Olas de esperanza
Todos sabían que Pegaso , que así se llama nuestro personaje, desde aquel
día en que encontró aquel libro de tapas verdes lleno de hojas acurrucadas que
se escondían del frío aire, no había sido el mismo. Abandonó sus juegos como
si, de repente, hubieran perdido el interés con el que se acercaba a ellos
hasta entonces; de hecho, perdió el interés por todas las cosas que le hacían
sonreír hasta ese momento que se le apareció disfrazado de luminoso
interrogante.
- Oye Pegaso , ¿ Qué hay de interesante en
ese espejo?
¿ Donde ves el mar, Pegaso, ¿ Yo no lo veo. Solo te veo a ti en ese espejo.
- No está en el espejo, Está en mis ojos
marrones. ¿ No lo veis?
Aquella respuesta tuvo como consecuencia
un entrecruzar cómplice de miradas entre todos los que miraban a Pegaso. Al
poco todos, poco a poco, se fueron marchando entre rumores al viento que
llevaban los nombres de lástima y locura.
Pegaso se quedó sólo. Casi
lo agradeció porque volvió a su dedicación febril de mirarse los ojos de mar a
través del espejo.
El caso es que por
casualidades de la vida, - la vida es siempre una casualidad-, la familia de
Pegaso pudo por primera vez a ver el mar. No podríais imaginar la ilusión con
la que Pegaso esperaba ver el auténtico mar que él veía reflejarse en sus ojos.

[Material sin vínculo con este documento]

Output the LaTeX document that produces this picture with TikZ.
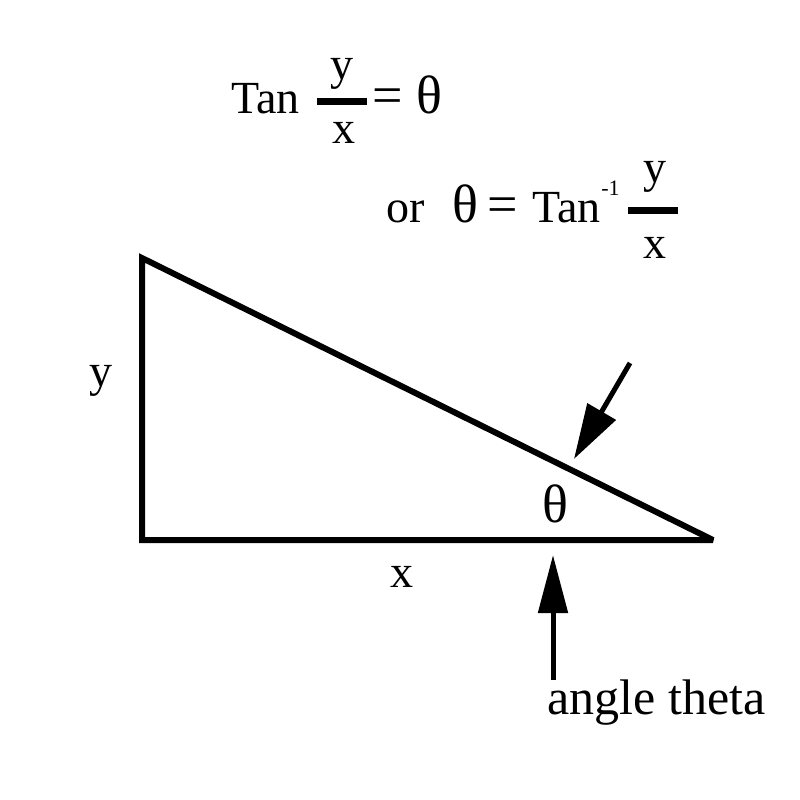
\documentclass[tikz,border=0pt]{standalone}
\usepackage{fontspec}
\setmainfont{Liberation Serif}
\usetikzlibrary{arrows.meta}
\begin{document}
\begin{tikzpicture}[x=0.5pt,y=-0.5pt,
  txt/.style={inner sep=0pt, font=\fontsize{23}{27}\selectfont},
  thtxt/.style={inner sep=0pt, font=\fontsize{27}{31}\selectfont},
  eqtxt/.style={inner sep=0pt, font=\fontsize{27}{31}\selectfont},
  bigtxt/.style={inner sep=0pt, font=\fontsize{25}{29}\selectfont},
  suptxt/.style={inner sep=0pt, font=\fontsize{11}{13}\selectfont},
  edge/.style={line width=3pt, line join=miter, miter limit=3},
  fracbar/.style={line width=3.5pt},
  pointer/.style={line width=2.5pt}]
\useasboundingbox (0,0) rectangle (800,800);
% triangle
\coordinate (A) at (142,258);
\coordinate (B) at (142,540);
\coordinate (C) at (713,540);
\draw[edge] (A) -- (B) -- (C) -- cycle;
% first formula
\node[txt, anchor=base west] (tan1) at (231,113) {Tan};
\coordinate (b1l) at (317,101.5);
\coordinate (b1r) at (367,101.5);
\draw[fracbar] (b1l) -- (b1r);
\node[txt, anchor=base] (y1) at (342,79) {y};
\node[txt, anchor=base] (x1) at (344,143) {x};
\node[eqtxt, anchor=base west] (eq1) at (372,113) {=};
\node[thtxt, anchor=base] (th1) at (429,113) {θ};
% second formula
\node[txt, anchor=base west] (or) at (386,222) {or};
\node[thtxt, anchor=base] (th2) at (465,222) {θ};
\node[eqtxt, anchor=base west] (eq2) at (487,222) {=};
\node[txt, anchor=base west] (tan2) at (532,222) {Tan};
\node[suptxt, anchor=base west] (m1) at (601,195) {-1};
\coordinate (b2l) at (628,210);
\coordinate (b2r) at (678,210);
\draw[fracbar] (b2l) -- (b2r);
\node[txt, anchor=base] (y2) at (655,182) {y};
\node[txt, anchor=base] (x2) at (655,258) {x};
% labels
\node[txt, anchor=base] (ylab) at (101,386) {y};
\node[txt, anchor=base] (xlab) at (402,587) {x};
\node[thtxt, anchor=base] (thlab) at (555,522) {θ};
\node[bigtxt, anchor=base west] (angle) at (547,714) {angle theta};
% arrows
\coordinate (p1s) at (630,363);
\coordinate (p1e) at (574,459);
\draw[pointer, -{Triangle[length=27.5pt,width=16pt]}] (p1s) -- (p1e);
\coordinate (p2s) at (553,680);
\coordinate (p2e) at (553,555);
\draw[pointer, -{Triangle[length=29pt,width=14.5pt]}] (p2s) -- (p2e);
\end{tikzpicture}
\end{document}
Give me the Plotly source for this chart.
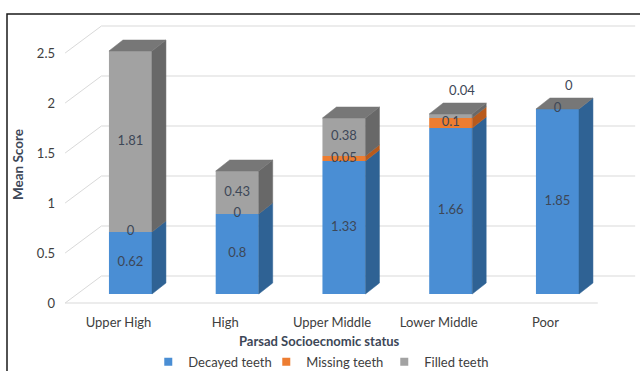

Durante el viaje pudo sentir su corazón acelerado palpitando al compás del paso
de los kilómetros que apuntaban a aquel deseado sueño. Al fin llegaron. Pegaso
había cerrado los ojos y pensaba, en un ritual aprendido en tantas tardes de
sueños, sólo abrirlos cuando el mar estuviera tan cerca que su vista pudiera
ser contemplada con esa pasión que tienen los sueños infantiles. De pronto oyó
una voz que le decía:
- Ya puedes abrirlos. Ahí está el mar. Ahí
esta tu mar.
Al cabo de unos días, de
vuelta en casa, Sus amigos observaron como Pegaso pasaba las horas y los días
tumbado en el suelo, de espaldas a aquel espejo que antes tanto abrazara, entre
una nube negra de melancolía. Entre sus manos siempre aquel libro que
encontrara en una esquina un día de aparente primavera.
Al poco fue que Pegaso
murió, dicen que de enfermedad, aunque el viento siempre, intuitivo y sabio,
adivinó que fue de pena y tristeza. Sus amigos recogieron de sus frágiles manos
aquel libro que tenía marcada una cita. Decía así:
Tienes el color del mar,
el color de tibia y
delicada arena
con la que los sueños
sueñan alcanzar
perfiles rotos de
esperanza con la que se sueña.
Y cuentan las estrellas en las noches de
su ocaso, allí donde se suicidaron los cometas ahogados en su propia luz, que
Pegaso aún surca el cielo buscando un pedazo de azul con el que cambiar el
color de sus ojos y así poder en algún espejo de algún loco cristal de lucero,
poder besar la esperanza que se esconde en la música de las olas y corrientes
del mar cuando el horizonte alcanza el viento amargo de la soledad.